The scheduled topic areas to be covered are:

   (a)  Identifying Preliminary Issues and Defenses

   (b)  Securitization, Mortgage Loan Conveyance Requirements in Pooling and Servicing Agreements, and Governing Documents as to servicers

   (c)  MERS, including MERS contracts, limitations, and case law

   (d)  Discovery

  (e)  Filing and Defending Dispositive Motions and defending Motions to Dismiss

   (f)  Temporary Forbearance and Loan Modification Agreements; Mediation and settlement

   (g)  Bankruptcy issues; Defending Eviction, FED, and UD actions.

The seminars are for attorneys and paralegals only. Registration forms are available by e-mail request.

Jeff Barnes, Esq.,



January 5, 2011

We first hope that all of you had a happy New Year’s Eve.

After a brief lull at year-end, a multitude of information is emerging which indicates that 2011 looks to be the year that the tide turns for borrowers and against lenders, servicers, and securitized trustee banks. As this is being written, borrower lawsuits are being prepared sounding in fraud, conspiracy to defraud, conversion, and other causes of action. FDN’s loan and securitized mortgage loan trust investigators have unconvered volumes of fraud in securitizations within the last month alone, which is being brought to the attention of the courts by FDN attorneys.

As the year closed, we were advised that Chase filed a Motion, in litigation instituted against it by Deutsche Bank, that it did NOT acquire mortgage loans or other liabilities in connection with its acquisition of assets from Washington Mutual, which acquisition is not yet even completed. if what Chase is now admitting is the truth, Chase has committed massive fraud in thousands of foreclosure actions across the country where it claimed that it had standing to foreclose as having allegedly acquired “the assets of Washington Mutual from the FDIC receiver”. We are examining each of our Chase/WaMu cases in light of this revelation and will be filing appropriate claims for relief.

It is also practically common knowledge that the foreclosure mills have been and continue to engage in massive fraud, with forged documents, backdated notaries, fraudulent affidavits, and other infirmities, many of which are actually documented on a recent posting by the Florida Attorney General’s office. The posting is almost comedic, with numerous signatures of the same person claiming to be an officer of numerous entities being totally different, notaries being forged, and in certain instances, assignments being made to an entity denominated as “bogus”. Despite being under investigation by state Attorneys General, these foreclosure mills continue with their rampant misdeeds, more and more of which are being exposed almost daily.

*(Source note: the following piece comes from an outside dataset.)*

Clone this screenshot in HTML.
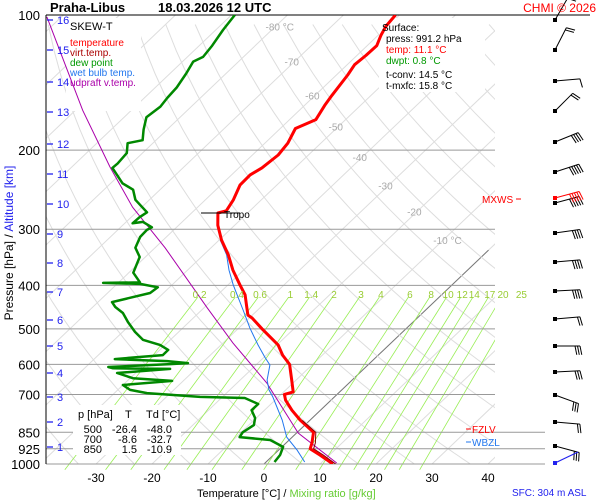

In view of what is finally being brought to light (and which we have been bringing to the attention of courts across the country for years), borrowers are fighting back. Lawsuits are being filed against the foreclosure mills and their “clients” for damages. A recent appellate court ruling in Florida has permitted a class action lawsuit to proceed against the Law Offices of David J. Stern. With the revelations being made by the various investigations, we anticipate that there will be a flood of borrower lawsuits in 2011.

This may be one reason why FDN has been receiving many requests for seminar registration information this week alone for the California seminar scheduled for January 21 and the Raritan Center, New Jersey seminar scheduled for early February.